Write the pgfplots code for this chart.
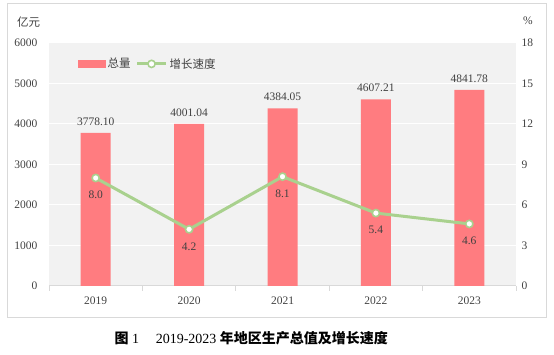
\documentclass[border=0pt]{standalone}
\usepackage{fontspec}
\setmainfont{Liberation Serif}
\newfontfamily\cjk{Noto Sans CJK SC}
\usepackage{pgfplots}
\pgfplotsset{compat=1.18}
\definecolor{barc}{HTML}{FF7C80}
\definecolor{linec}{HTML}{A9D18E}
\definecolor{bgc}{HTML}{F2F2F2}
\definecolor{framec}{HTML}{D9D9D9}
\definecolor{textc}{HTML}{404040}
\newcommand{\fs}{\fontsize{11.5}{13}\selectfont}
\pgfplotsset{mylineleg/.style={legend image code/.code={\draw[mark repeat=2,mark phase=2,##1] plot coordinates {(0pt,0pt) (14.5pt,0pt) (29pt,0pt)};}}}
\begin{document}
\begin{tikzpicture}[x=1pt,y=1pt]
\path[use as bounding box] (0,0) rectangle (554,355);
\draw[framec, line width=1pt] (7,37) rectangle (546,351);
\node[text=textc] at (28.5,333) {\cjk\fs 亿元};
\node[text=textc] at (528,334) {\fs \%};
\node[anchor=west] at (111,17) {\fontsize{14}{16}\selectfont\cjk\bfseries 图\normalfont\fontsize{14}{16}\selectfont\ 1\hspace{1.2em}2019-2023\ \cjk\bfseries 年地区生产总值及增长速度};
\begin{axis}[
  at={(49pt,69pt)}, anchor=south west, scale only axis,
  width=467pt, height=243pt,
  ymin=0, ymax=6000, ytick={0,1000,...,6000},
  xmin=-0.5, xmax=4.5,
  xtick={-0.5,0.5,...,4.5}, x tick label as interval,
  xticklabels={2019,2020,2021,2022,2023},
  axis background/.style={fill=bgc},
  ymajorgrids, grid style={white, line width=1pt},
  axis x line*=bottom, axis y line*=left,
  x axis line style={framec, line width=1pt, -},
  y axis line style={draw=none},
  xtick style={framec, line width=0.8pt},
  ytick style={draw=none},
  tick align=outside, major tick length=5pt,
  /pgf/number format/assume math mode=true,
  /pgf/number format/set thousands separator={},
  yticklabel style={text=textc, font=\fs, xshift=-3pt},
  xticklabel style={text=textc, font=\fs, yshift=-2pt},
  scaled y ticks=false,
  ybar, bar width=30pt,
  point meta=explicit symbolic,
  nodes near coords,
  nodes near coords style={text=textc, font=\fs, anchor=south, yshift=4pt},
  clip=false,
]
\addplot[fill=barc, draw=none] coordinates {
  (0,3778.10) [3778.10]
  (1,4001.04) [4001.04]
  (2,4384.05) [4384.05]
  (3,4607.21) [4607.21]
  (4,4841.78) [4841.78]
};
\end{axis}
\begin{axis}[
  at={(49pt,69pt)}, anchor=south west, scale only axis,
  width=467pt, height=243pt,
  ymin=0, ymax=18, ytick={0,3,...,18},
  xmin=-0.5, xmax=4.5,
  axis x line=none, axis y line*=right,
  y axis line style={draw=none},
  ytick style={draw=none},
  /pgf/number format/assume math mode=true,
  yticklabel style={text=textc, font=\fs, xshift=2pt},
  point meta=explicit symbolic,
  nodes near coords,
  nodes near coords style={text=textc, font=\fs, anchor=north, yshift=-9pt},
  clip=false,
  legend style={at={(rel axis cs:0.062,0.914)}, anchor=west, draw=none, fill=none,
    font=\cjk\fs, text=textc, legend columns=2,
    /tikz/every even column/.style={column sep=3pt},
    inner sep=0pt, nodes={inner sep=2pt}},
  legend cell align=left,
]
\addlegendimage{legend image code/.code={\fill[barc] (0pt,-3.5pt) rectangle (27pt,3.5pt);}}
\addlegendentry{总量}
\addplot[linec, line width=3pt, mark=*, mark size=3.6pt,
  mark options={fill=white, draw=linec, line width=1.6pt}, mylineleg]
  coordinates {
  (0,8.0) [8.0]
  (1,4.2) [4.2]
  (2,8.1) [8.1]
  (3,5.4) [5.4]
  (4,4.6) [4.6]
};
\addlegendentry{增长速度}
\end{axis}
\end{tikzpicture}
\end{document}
****************
Give every line above again exactly, with no pictures.

**WRITTEN REPLY**
Write the pgfplots code for this chart.
\documentclass[border=0pt]{standalone}
\usepackage{fontspec}
\setmainfont{Liberation Serif}
\newfontfamily\cjk{Noto Sans CJK SC}
\usepackage{pgfplots}
\pgfplotsset{compat=1.18}
\definecolor{barc}{HTML}{FF7C80}
\definecolor{linec}{HTML}{A9D18E}
\definecolor{bgc}{HTML}{F2F2F2}
\definecolor{framec}{HTML}{D9D9D9}
\definecolor{textc}{HTML}{404040}
\newcommand{\fs}{\fontsize{11.5}{13}\selectfont}
\pgfplotsset{mylineleg/.style={legend image code/.code={\draw[mark repeat=2,mark phase=2,##1] plot coordinates {(0pt,0pt) (14.5pt,0pt) (29pt,0pt)};}}}
\begin{document}
\begin{tikzpicture}[x=1pt,y=1pt]
\path[use as bounding box] (0,0) rectangle (554,355);
\draw[framec, line width=1pt] (7,37) rectangle (546,351);
\node[text=textc] at (28.5,333) {\cjk\fs 亿元};
\node[text=textc] at (528,334) {\fs \%};
\node[anchor=west] at (111,17) {\fontsize{14}{16}\selectfont\cjk\bfseries 图\normalfont\fontsize{14}{16}\selectfont\ 1\hspace{1.2em}2019-2023\ \cjk\bfseries 年地区生产总值及增长速度};
\begin{axis}[
  at={(49pt,69pt)}, anchor=south west, scale only axis,
  width=467pt, height=243pt,
  ymin=0, ymax=6000, ytick={0,1000,...,6000},
  xmin=-0.5, xmax=4.5,
  xtick={-0.5,0.5,...,4.5}, x tick label as interval,
  xticklabels={2019,2020,2021,2022,2023},
  axis background/.style={fill=bgc},
  ymajorgrids, grid style={white, line width=1pt},
  axis x line*=bottom, axis y line*=left,
  x axis line style={framec, line width=1pt, -},
  y axis line style={draw=none},
  xtick style={framec, line width=0.8pt},
  ytick style={draw=none},
  tick align=outside, major tick length=5pt,
  /pgf/number format/assume math mode=true,
  /pgf/number format/set thousands separator={},
  yticklabel style={text=textc, font=\fs, xshift=-3pt},
  xticklabel style={text=textc, font=\fs, yshift=-2pt},
  scaled y ticks=false,
  ybar, bar width=30pt,
  point meta=explicit symbolic,
  nodes near coords,
  nodes near coords style={text=textc, font=\fs, anchor=south, yshift=4pt},
  clip=false,
]
\addplot[fill=barc, draw=none] coordinates {
  (0,3778.10) [3778.10]
  (1,4001.04) [4001.04]
  (2,4384.05) [4384.05]
  (3,4607.21) [4607.21]
  (4,4841.78) [4841.78]
};
\end{axis}
\begin{axis}[
  at={(49pt,69pt)}, anchor=south west, scale only axis,
  width=467pt, height=243pt,
  ymin=0, ymax=18, ytick={0,3,...,18},
  xmin=-0.5, xmax=4.5,
  axis x line=none, axis y line*=right,
  y axis line style={draw=none},
  ytick style={draw=none},
  /pgf/number format/assume math mode=true,
  yticklabel style={text=textc, font=\fs, xshift=2pt},
  point meta=explicit symbolic,
  nodes near coords,
  nodes near coords style={text=textc, font=\fs, anchor=north, yshift=-9pt},
  clip=false,
  legend style={at={(rel axis cs:0.062,0.914)}, anchor=west, draw=none, fill=none,
    font=\cjk\fs, text=textc, legend columns=2,
    /tikz/every even column/.style={column sep=3pt},
    inner sep=0pt, nodes={inner sep=2pt}},
  legend cell align=left,
]
\addlegendimage{legend image code/.code={\fill[barc] (0pt,-3.5pt) rectangle (27pt,3.5pt);}}
\addlegendentry{总量}
\addplot[linec, line width=3pt, mark=*, mark size=3.6pt,
  mark options={fill=white, draw=linec, line width=1.6pt}, mylineleg]
  coordinates {
  (0,8.0) [8.0]
  (1,4.2) [4.2]
  (2,8.1) [8.1]
  (3,5.4) [5.4]
  (4,4.6) [4.6]
};
\addlegendentry{增长速度}
\end{axis}
\end{tikzpicture}
\end{document}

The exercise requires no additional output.